[Extracted records]
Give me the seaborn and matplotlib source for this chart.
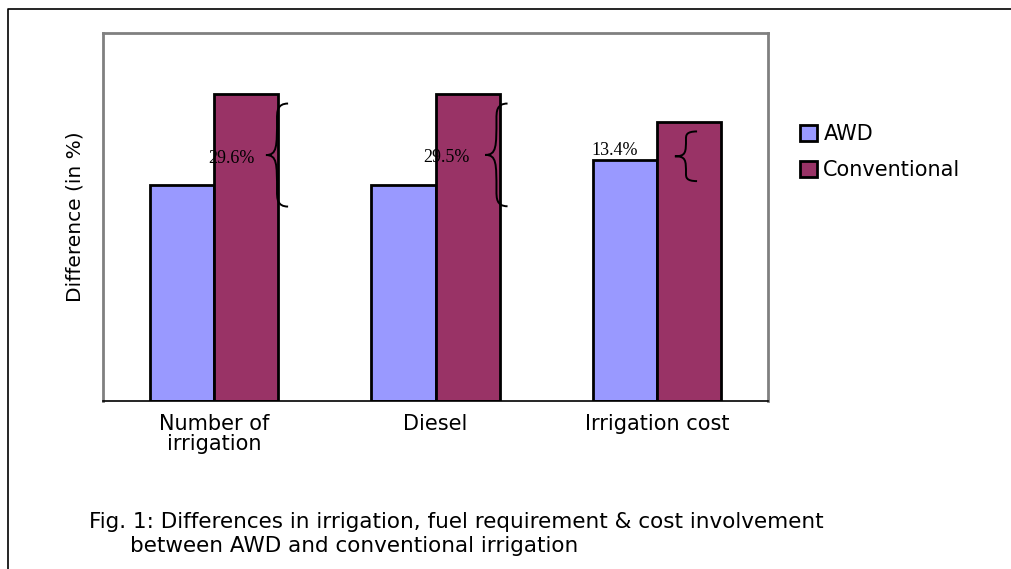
import numpy as np
import pandas as pd
import seaborn as sns
import matplotlib.pyplot as plt
from matplotlib.path import Path
from matplotlib.patches import PathPatch, Rectangle
from matplotlib.lines import Line2D

# data (bar heights relative, conventional group 1 = 100)
categories = ["Number of\nirrigation", "Diesel", "Irrigation cost"]
awd = [70.4, 70.5, 78.7]
conventional = [100.0, 100.0, 90.9]
diff_labels = ["29.6%", "29.5%", "13.4%"]

sns.set_style("white")
plt.rcParams['font.family'] = ['DejaVu Sans']
plt.rcParams['text.color'] = 'black'
plt.rcParams['xtick.color'] = 'black'
plt.rcParams['axes.labelcolor'] = 'black'

df = pd.DataFrame({
    "category": categories * 2,
    "value": awd + conventional,
    "series": ["AWD"] * 3 + ["Conventional"] * 3,
})
colors = {"AWD": "#9999FF", "Conventional": "#993366"}

fig = plt.figure(figsize=(10.11, 5.69), dpi=100)
ax = fig.add_axes([103 / 1011, 1 - 401 / 569, 665 / 1011, 368 / 569])

sns.barplot(data=df, x="category", y="value", hue="series", palette=colors,
            saturation=1, width=0.58, gap=0, edgecolor="black", linewidth=2,
            ax=ax, legend=False)

ax.set_xlim(-0.5, 2.5)
ax.set_ylim(0, 120)
ax.set_yticks([])
ax.set_xticks([0, 1, 2])
ax.set_xticklabels(categories, fontsize=15, linespacing=1.05)
ax.tick_params(axis="x", which="major", length=0, pad=9)
ax.set_xticks([-0.5, 0.5, 1.5, 2.5], minor=True)
ax.tick_params(axis="x", which="minor", length=6, width=1, color="black")
ax.set_xlabel("")
ax.set_ylabel("Difference (in %)", fontsize=14.5)
ax.yaxis.set_label_coords(-0.028, 0.5)

for side in ["left", "top", "right"]:
    ax.spines[side].set_color("#808080")
    ax.spines[side].set_linewidth(2)
ax.spines["bottom"].set_color("black")
ax.spines["bottom"].set_linewidth(1.2)


def brace(ax, x, y0, y1, w):
    # curly brace pointing left, vertical stem at x, from y0 (bottom) to y1 (top)
    ym = (y0 + y1) / 2
    h = (y1 - y0)
    verts = [
        (x + w * 0.5, y1), (x, y1), (x, y1 - h * 0.08), (x, y1 - h * 0.15),
        (x, ym + h * 0.08), (x, ym), (x - w * 0.5, ym),
        (x, ym), (x, ym - h * 0.08), (x, y0 + h * 0.15),
        (x, y0 + h * 0.08), (x, y0), (x + w * 0.5, y0),
    ]
    codes = [Path.MOVETO] + [Path.CURVE4] * 12
    ax.add_patch(PathPatch(Path(verts, codes), fill=False, lw=1.4,
                           edgecolor="black", zorder=5))


# brace stems and label positions (annotation placement)
brace_x = [0.285, 1.275, 2.13]
label_x = [0.08, 1.05, 1.81]
for i in range(3):
    top = conventional[i] - 3
    bottom = awd[i] - 7
    brace(ax, brace_x[i], bottom, top, 0.1)
    if i < 2:
        ly = (top + bottom) / 2 - 1
        va = "center"
    else:
        ly = awd[i] + 0.3
        va = "bottom"
    ax.text(label_x[i], ly, diff_labels[i], ha="center", va=va, fontsize=13,
            family=["Liberation Serif", "DejaVu Serif"], zorder=6)

# legend
handles = [Rectangle((0, 0), 1, 1, facecolor=colors[k], edgecolor="black", lw=2)
           for k in ["AWD", "Conventional"]]
fig.legend(handles, ["AWD", "Conventional"], loc="upper left",
           bbox_to_anchor=(790 / 1011, 1 - 114 / 569), frameon=False,
           fontsize=15, handlelength=0.8, handleheight=0.8,
           handletextpad=0.3, labelspacing=0.75, borderpad=0)

# outer frame
fig.add_artist(Line2D([8 / 1011, 8 / 1011, 1.0], [0.0, 1 - 9 / 569, 1 - 9 / 569],
                      transform=fig.transFigure, color="black", lw=1.2))

# caption
fig.text(89 / 1011, 1 - 522 / 569,
         "Fig. 1: Differences in irrigation, fuel requirement & cost involvement",
         fontsize=15.5, va="center", ha="left")
fig.text(130 / 1011, 1 - 546 / 569,
         "between AWD and conventional irrigation",
         fontsize=15.5, va="center", ha="left")

fig.savefig("out.png", dpi=100)
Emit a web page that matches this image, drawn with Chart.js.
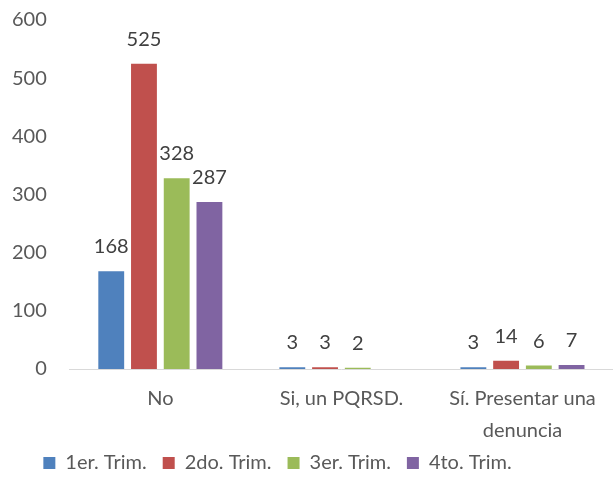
<!DOCTYPE html>
<html>
<head>
<meta charset="utf-8">
<script src="https://cdn.jsdelivr.net/npm/chart.js@4"></script>
<style>
  html, body { margin: 0; padding: 0; background: #fff; }
  #wrap { width: 613px; height: 489px; }
</style>
</head>
<body>
<div id="wrap"><canvas id="myChart" width="613" height="489"></canvas></div>
<script>
// categorías y series
const categorias = ['No', 'Si, un PQRSD.', ['Sí. Presentar una', 'denuncia']];
const trim1 = [168, 3, 3];
const trim2 = [525, 3, 14];
const trim3 = [328, 2, 6];
const trim4 = [287, null, 7];
const nombres = ['1er. Trim.', '2do. Trim.', '3er. Trim.', '4to. Trim.'];
const colores = ['#4F81BD', '#C0504D', '#9BBB59', '#8064A2'];
const ticksY = [0, 100, 200, 300, 400, 500, 600];

const FUENTE = 'Lato, "Open Sans", sans-serif';

// etiquetas de valor encima de las barras
const etiquetas = {
  id: 'etiquetas',
  afterLayout(chart) {
    // la leyenda del original está corrida a la izquierda y un poco más arriba
    if (chart.legend) {
      chart.legend.left -= 35;
      chart.legend.right -= 35;
      chart.legend.top -= 10;
      chart.legend.bottom -= 10;
    }
  },
  afterDatasetsDraw(chart) {
    const ctx = chart.ctx;
    ctx.save();
    ctx.font = '20px ' + FUENTE;
    ctx.fillStyle = '#404040';
    ctx.textAlign = 'center';
    ctx.textBaseline = 'alphabetic';
    chart.data.datasets.forEach((ds, i) => {
      const meta = chart.getDatasetMeta(i);
      meta.data.forEach((bar, j) => {
        const v = ds.data[j];
        if (v === null || v === undefined) return;
        ctx.fillText(String(v), bar.x, bar.y - 18);
      });
    });
    ctx.restore();
  }
};

const series = [trim1, trim2, trim3, trim4];

new Chart(document.getElementById('myChart').getContext('2d'), {
  type: 'bar',
  data: {
    labels: categorias,
    datasets: series.map((d, i) => ({
      label: nombres[i],
      data: d,
      backgroundColor: colores[i],
      borderWidth: 0,
      categoryPercentage: 0.723,
      barPercentage: 0.79
    }))
  },
  options: {
    responsive: false,
    animation: false,
    layout: { padding: { top: 20, right: 0, left: 12, bottom: -4 } },
    plugins: {
      legend: {
        position: 'bottom',
        labels: {
          boxWidth: 12,
          boxHeight: 12,
          padding: 16,
          color: '#595959',
          font: { family: FUENTE, size: 20 }
        }
      },
      tooltip: { enabled: false }
    },
    scales: {
      x: {
        grid: { display: false, drawTicks: true, tickLength: 14 },
        border: { color: '#D9D9D9', width: 1 },
        ticks: { color: '#595959', font: { family: FUENTE, size: 20, lineHeight: 1.6 }, padding: 0, maxRotation: 0 }
      },
      y: {
        min: 0,
        max: 600,
        afterBuildTicks(axis) { axis.ticks = ticksY.map(v => ({ value: v })); },
        grid: { display: false, drawTicks: true, tickLength: 23 },
        border: { display: false },
        ticks: { color: '#595959', font: { family: FUENTE, size: 20 }, padding: 0 }
      }
    }
  },
  plugins: [etiquetas]
});
</script>
</body>
</html>
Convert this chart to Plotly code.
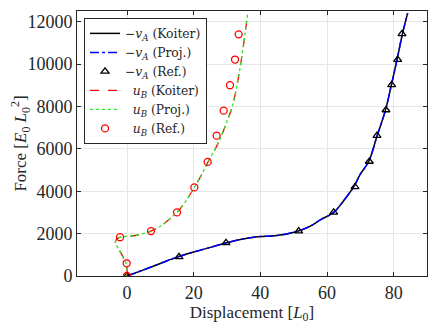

### PROBLEM DETAILS
Nothing in the entries above should change when they are printed again, except that the pictures are dropped.

### OUTPUT OF THE TASK
Give me the seaborn and matplotlib source for this chart.
import numpy as np
import pandas as pd
import seaborn as sns
import matplotlib.pyplot as plt
from matplotlib.path import Path
from matplotlib.patches import PathPatch, Rectangle
from matplotlib.lines import Line2D

# data (bar heights relative, conventional group 1 = 100)
categories = ["Number of\nirrigation", "Diesel", "Irrigation cost"]
awd = [70.4, 70.5, 78.7]
conventional = [100.0, 100.0, 90.9]
diff_labels = ["29.6%", "29.5%", "13.4%"]

sns.set_style("white")
plt.rcParams['font.family'] = ['DejaVu Sans']
plt.rcParams['text.color'] = 'black'
plt.rcParams['xtick.color'] = 'black'
plt.rcParams['axes.labelcolor'] = 'black'

df = pd.DataFrame({
    "category": categories * 2,
    "value": awd + conventional,
    "series": ["AWD"] * 3 + ["Conventional"] * 3,
})
colors = {"AWD": "#9999FF", "Conventional": "#993366"}

fig = plt.figure(figsize=(10.11, 5.69), dpi=100)
ax = fig.add_axes([103 / 1011, 1 - 401 / 569, 665 / 1011, 368 / 569])

sns.barplot(data=df, x="category", y="value", hue="series", palette=colors,
            saturation=1, width=0.58, gap=0, edgecolor="black", linewidth=2,
            ax=ax, legend=False)

ax.set_xlim(-0.5, 2.5)
ax.set_ylim(0, 120)
ax.set_yticks([])
ax.set_xticks([0, 1, 2])
ax.set_xticklabels(categories, fontsize=15, linespacing=1.05)
ax.tick_params(axis="x", which="major", length=0, pad=9)
ax.set_xticks([-0.5, 0.5, 1.5, 2.5], minor=True)
ax.tick_params(axis="x", which="minor", length=6, width=1, color="black")
ax.set_xlabel("")
ax.set_ylabel("Difference (in %)", fontsize=14.5)
ax.yaxis.set_label_coords(-0.028, 0.5)

for side in ["left", "top", "right"]:
    ax.spines[side].set_color("#808080")
    ax.spines[side].set_linewidth(2)
ax.spines["bottom"].set_color("black")
ax.spines["bottom"].set_linewidth(1.2)


def brace(ax, x, y0, y1, w):
    # curly brace pointing left, vertical stem at x, from y0 (bottom) to y1 (top)
    ym = (y0 + y1) / 2
    h = (y1 - y0)
    verts = [
        (x + w * 0.5, y1), (x, y1), (x, y1 - h * 0.08), (x, y1 - h * 0.15),
        (x, ym + h * 0.08), (x, ym), (x - w * 0.5, ym),
        (x, ym), (x, ym - h * 0.08), (x, y0 + h * 0.15),
        (x, y0 + h * 0.08), (x, y0), (x + w * 0.5, y0),
    ]
    codes = [Path.MOVETO] + [Path.CURVE4] * 12
    ax.add_patch(PathPatch(Path(verts, codes), fill=False, lw=1.4,
                           edgecolor="black", zorder=5))


# brace stems and label positions (annotation placement)
brace_x = [0.285, 1.275, 2.13]
label_x = [0.08, 1.05, 1.81]
for i in range(3):
    top = conventional[i] - 3
    bottom = awd[i] - 7
    brace(ax, brace_x[i], bottom, top, 0.1)
    if i < 2:
        ly = (top + bottom) / 2 - 1
        va = "center"
    else:
        ly = awd[i] + 0.3
        va = "bottom"
    ax.text(label_x[i], ly, diff_labels[i], ha="center", va=va, fontsize=13,
            family=["Liberation Serif", "DejaVu Serif"], zorder=6)

# legend
handles = [Rectangle((0, 0), 1, 1, facecolor=colors[k], edgecolor="black", lw=2)
           for k in ["AWD", "Conventional"]]
fig.legend(handles, ["AWD", "Conventional"], loc="upper left",
           bbox_to_anchor=(790 / 1011, 1 - 114 / 569), frameon=False,
           fontsize=15, handlelength=0.8, handleheight=0.8,
           handletextpad=0.3, labelspacing=0.75, borderpad=0)

# outer frame
fig.add_artist(Line2D([8 / 1011, 8 / 1011, 1.0], [0.0, 1 - 9 / 569, 1 - 9 / 569],
                      transform=fig.transFigure, color="black", lw=1.2))

# caption
fig.text(89 / 1011, 1 - 522 / 569,
         "Fig. 1: Differences in irrigation, fuel requirement & cost involvement",
         fontsize=15.5, va="center", ha="left")
fig.text(130 / 1011, 1 - 546 / 569,
         "between AWD and conventional irrigation",
         fontsize=15.5, va="center", ha="left")

fig.savefig("out.png", dpi=100)
Emit a web page that matches this image, drawn with Chart.js.
<!DOCTYPE html>
<html>
<head>
<meta charset="utf-8">
<script src="https://cdn.jsdelivr.net/npm/chart.js@4"></script>
<style>
  html, body { margin: 0; padding: 0; background: #fff; }
  #wrap { width: 613px; height: 489px; }
</style>
</head>
<body>
<div id="wrap"><canvas id="myChart" width="613" height="489"></canvas></div>
<script>
// categorías y series
const categorias = ['No', 'Si, un PQRSD.', ['Sí. Presentar una', 'denuncia']];
const trim1 = [168, 3, 3];
const trim2 = [525, 3, 14];
const trim3 = [328, 2, 6];
const trim4 = [287, null, 7];
const nombres = ['1er. Trim.', '2do. Trim.', '3er. Trim.', '4to. Trim.'];
const colores = ['#4F81BD', '#C0504D', '#9BBB59', '#8064A2'];
const ticksY = [0, 100, 200, 300, 400, 500, 600];

const FUENTE = 'Lato, "Open Sans", sans-serif';

// etiquetas de valor encima de las barras
const etiquetas = {
  id: 'etiquetas',
  afterLayout(chart) {
    // la leyenda del original está corrida a la izquierda y un poco más arriba
    if (chart.legend) {
      chart.legend.left -= 35;
      chart.legend.right -= 35;
      chart.legend.top -= 10;
      chart.legend.bottom -= 10;
    }
  },
  afterDatasetsDraw(chart) {
    const ctx = chart.ctx;
    ctx.save();
    ctx.font = '20px ' + FUENTE;
    ctx.fillStyle = '#404040';
    ctx.textAlign = 'center';
    ctx.textBaseline = 'alphabetic';
    chart.data.datasets.forEach((ds, i) => {
      const meta = chart.getDatasetMeta(i);
      meta.data.forEach((bar, j) => {
        const v = ds.data[j];
        if (v === null || v === undefined) return;
        ctx.fillText(String(v), bar.x, bar.y - 18);
      });
    });
    ctx.restore();
  }
};

const series = [trim1, trim2, trim3, trim4];

new Chart(document.getElementById('myChart').getContext('2d'), {
  type: 'bar',
  data: {
    labels: categorias,
    datasets: series.map((d, i) => ({
      label: nombres[i],
      data: d,
      backgroundColor: colores[i],
      borderWidth: 0,
      categoryPercentage: 0.723,
      barPercentage: 0.79
    }))
  },
  options: {
    responsive: false,
    animation: false,
    layout: { padding: { top: 20, right: 0, left: 12, bottom: -4 } },
    plugins: {
      legend: {
        position: 'bottom',
        labels: {
          boxWidth: 12,
          boxHeight: 12,
          padding: 16,
          color: '#595959',
          font: { family: FUENTE, size: 20 }
        }
      },
      tooltip: { enabled: false }
    },
    scales: {
      x: {
        grid: { display: false, drawTicks: true, tickLength: 14 },
        border: { color: '#D9D9D9', width: 1 },
        ticks: { color: '#595959', font: { family: FUENTE, size: 20, lineHeight: 1.6 }, padding: 0, maxRotation: 0 }
      },
      y: {
        min: 0,
        max: 600,
        afterBuildTicks(axis) { axis.ticks = ticksY.map(v => ({ value: v })); },
        grid: { display: false, drawTicks: true, tickLength: 23 },
        border: { display: false },
        ticks: { color: '#595959', font: { family: FUENTE, size: 20 }, padding: 0 }
      }
    }
  },
  plugins: [etiquetas]
});
</script>
</body>
</html>
Convert this chart to Plotly code.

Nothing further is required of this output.